What is asked
Please retype the records below exactly, from the first line through the line containing "linespacing=1.5)", and leave out any pictures.

Records with drawing code
___

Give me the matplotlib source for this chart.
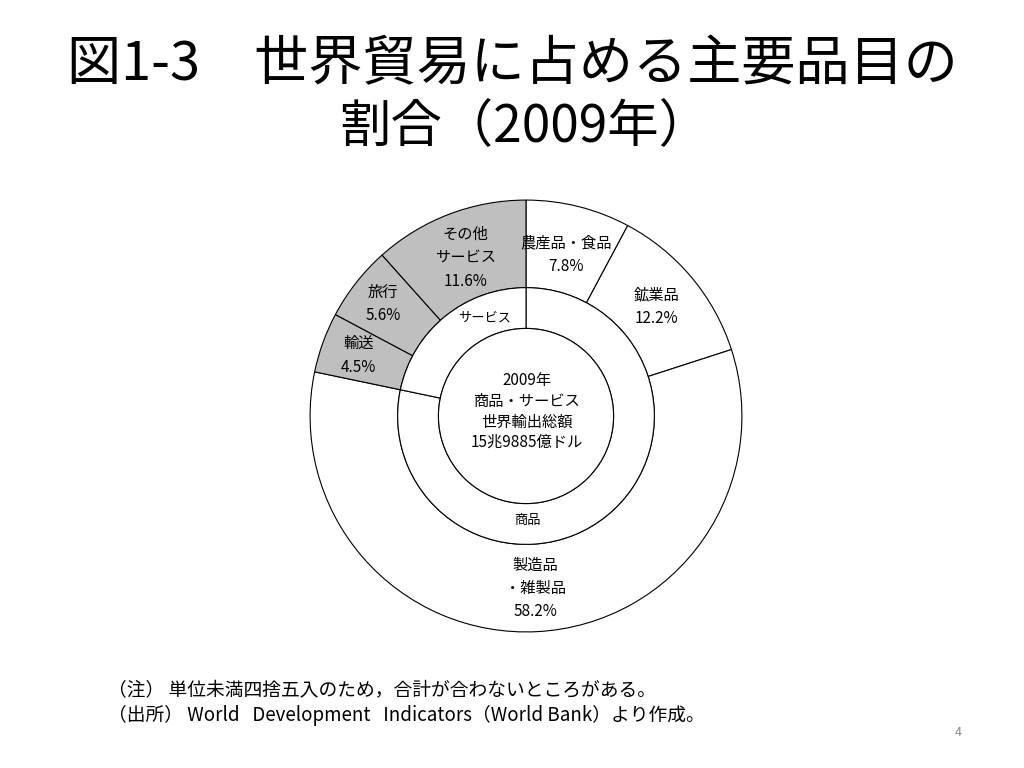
import numpy as np
import matplotlib
matplotlib.use("Agg")
import matplotlib.pyplot as plt

plt.rcParams['font.family'] = ['Noto Sans CJK JP', 'DejaVu Sans']

# Data
outer_labels = ["農産品・食品", "鉱業品", "製造品\n・雑製品", "輸送", "旅行", "その他\nサービス"]
outer_values = [7.8, 12.2, 58.2, 4.5, 5.6, 11.6]
outer_kind = ["goods", "goods", "goods", "service", "service", "service"]
inner_labels = ["商品", "サービス"]
inner_values = [78.2, 21.7]

title_lines = ["図1-3　世界貿易に占める主要品目の", "割合（2009年）"]
center_text = "2009年\n商品・サービス\n世界輸出総額\n15兆9885億ドル"
note1 = "（注） 単位未満四捨五入のため，合計が合わないところがある。"
note2 = "（出所） World   Development   Indicators（World Bank）より作成。"

GRAY = "#bfbfbf"
fig = plt.figure(figsize=(10.24, 7.68), dpi=100)
R = 217
cx, cy = 526, 416
ax = fig.add_axes([(cx - R) / 1024, (768 - cy - R) / 768, 2 * R / 1024, 2 * R / 768])

mid_r = 129 / 217
hole_r = 88 / 217

colors = [GRAY if k == "service" else "white" for k in outer_kind]
wedges, _ = ax.pie(outer_values, radius=1.0, startangle=90, counterclock=False,
                   colors=colors,
                   wedgeprops=dict(width=1.0 - mid_r, edgecolor="black", linewidth=0.8))
iw, _ = ax.pie(inner_values, radius=mid_r, startangle=90, counterclock=False,
               colors=["white", "white"],
               wedgeprops=dict(width=mid_r - hole_r, edgecolor="black", linewidth=0.8))
ax.add_patch(plt.Circle((0, 0), hole_r, facecolor="white", edgecolor="black", linewidth=0.8))

ax.set_xlim(-1.005, 1.005)
ax.set_ylim(-1.005, 1.005)
ax.set_aspect("equal")
ax.axis("off")

label_r = [0.77, 0.79, 0.80, 0.825, 0.84, 0.785]
for w, lab, val, r in zip(wedges, outer_labels, outer_values, label_r):
    ang = np.deg2rad((w.theta1 + w.theta2) / 2)
    x, y = r * np.cos(ang), r * np.sin(ang)
    ax.text(x, y, f"{lab}\n{val}%", ha="center", va="center", fontsize=11,
            linespacing=1.5)

# inner ring labels (placed as in reference)
ax.text(-0.19, 0.455, inner_labels[1], ha="center", va="center", fontsize=9.5)
ax.text(0.005, -0.484, inner_labels[0], ha="center", va="center", fontsize=9.5)

ax.text(0.005, 0.02, center_text, ha="center", va="center", fontsize=11,
        linespacing=1.28)

fig.text(0.5, 1 - 65 / 768, title_lines[0], ha="center", va="center", fontsize=39)
fig.text(0.512, 1 - 127 / 768, title_lines[1], ha="center", va="center", fontsize=37)

fig.text(108 / 1024, 1 - 691 / 768, note1, ha="left", va="center", fontsize=13.5)
fig.text(108 / 1024, 1 - 715 / 768, note2, ha="left", va="center", fontsize=13.5)
fig.text(958 / 1024, 1 - 733 / 768, "4", ha="center", va="center", fontsize=9, color="#888888")

fig.savefig("out.png", dpi=100)
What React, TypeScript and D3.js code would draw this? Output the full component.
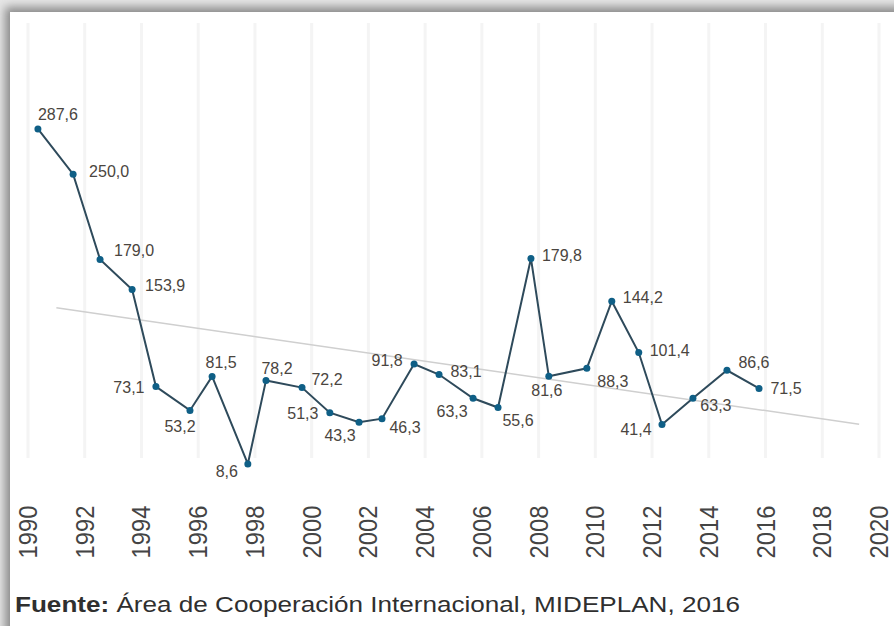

___

Result for this task
Give me the matplotlib source for this chart.
import numpy as np
import matplotlib
matplotlib.use("Agg")
import matplotlib.pyplot as plt

plt.rcParams['font.family'] = ['Noto Sans CJK JP', 'DejaVu Sans']

# Data
outer_labels = ["農産品・食品", "鉱業品", "製造品\n・雑製品", "輸送", "旅行", "その他\nサービス"]
outer_values = [7.8, 12.2, 58.2, 4.5, 5.6, 11.6]
outer_kind = ["goods", "goods", "goods", "service", "service", "service"]
inner_labels = ["商品", "サービス"]
inner_values = [78.2, 21.7]

title_lines = ["図1-3　世界貿易に占める主要品目の", "割合（2009年）"]
center_text = "2009年\n商品・サービス\n世界輸出総額\n15兆9885億ドル"
note1 = "（注） 単位未満四捨五入のため，合計が合わないところがある。"
note2 = "（出所） World   Development   Indicators（World Bank）より作成。"

GRAY = "#bfbfbf"
fig = plt.figure(figsize=(10.24, 7.68), dpi=100)
R = 217
cx, cy = 526, 416
ax = fig.add_axes([(cx - R) / 1024, (768 - cy - R) / 768, 2 * R / 1024, 2 * R / 768])

mid_r = 129 / 217
hole_r = 88 / 217

colors = [GRAY if k == "service" else "white" for k in outer_kind]
wedges, _ = ax.pie(outer_values, radius=1.0, startangle=90, counterclock=False,
                   colors=colors,
                   wedgeprops=dict(width=1.0 - mid_r, edgecolor="black", linewidth=0.8))
iw, _ = ax.pie(inner_values, radius=mid_r, startangle=90, counterclock=False,
               colors=["white", "white"],
               wedgeprops=dict(width=mid_r - hole_r, edgecolor="black", linewidth=0.8))
ax.add_patch(plt.Circle((0, 0), hole_r, facecolor="white", edgecolor="black", linewidth=0.8))

ax.set_xlim(-1.005, 1.005)
ax.set_ylim(-1.005, 1.005)
ax.set_aspect("equal")
ax.axis("off")

label_r = [0.77, 0.79, 0.80, 0.825, 0.84, 0.785]
for w, lab, val, r in zip(wedges, outer_labels, outer_values, label_r):
    ang = np.deg2rad((w.theta1 + w.theta2) / 2)
    x, y = r * np.cos(ang), r * np.sin(ang)
    ax.text(x, y, f"{lab}\n{val}%", ha="center", va="center", fontsize=11,
            linespacing=1.5)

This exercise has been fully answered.